Spez didn’t care, it was just a small negotiation so he doesn’t come across as “fuck disabled people”. It didn’t work though, he has been a PR disaster.
It’s pretty crazy that "Reddit refused to define the term “accessibility-focused app”. How are they going to determine which apps have free API access without this definition!?
They have a definition, they just won’t tell the users because it’s not a realistic definition and they plan to pull the rug out later on.
If third-party apps were only 3% of total traffic and reddit was willing to destroy its image and massively increase the viability of its only competitor just before IPO over it, I’m sure they’ll have no problem getting rid of whatever percentage of blind people who can’t see the ads reddit wants to serve anyway.
They have the same problem with moderator-focused tools. Lots of third party tools are useful for moderation, but aren’t necessarily composed only of moderator-specific functions.

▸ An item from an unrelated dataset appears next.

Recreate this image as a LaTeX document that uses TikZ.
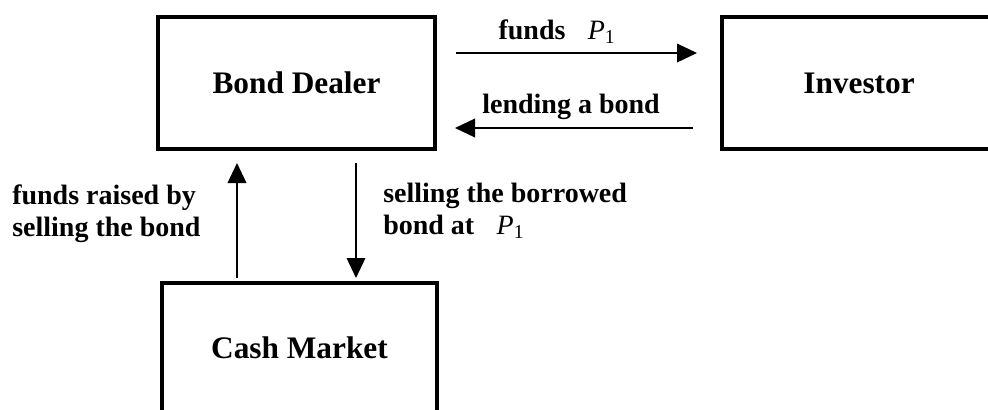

Analysis of what public activity a specific user has engaged in, like where they’re active and what kinds of comments they tend to make, are helpful for moderators to decide how to handle a report that a particular user is a serial harasser, a troll, a spammer, or a bot.
So which tools get an exemption from the API fees/rate limits, if they’re useful for both moderation and just plain old people watching?
How are they going to determine which apps have free API access without this definition!?
If there’s one thing that I’ve learned from this trainwreck, it’s that they’re not going to define it publicly. If the internal definition is fluid, it can serve as a moving target to be whatever is most beneficial to them at the time.
It wouldn’t have made any difference long term anyway. They would’ve made a teeny tiny change to the official app, proclaimed it as proof they were working hard on it, then cut off API access for the accessible 3rd party apps. Kudos to r/blind for knowing this and taking proactive action.
Reddit has made it clear they don’t care at all. The amount of lying and gaslighting is sickening.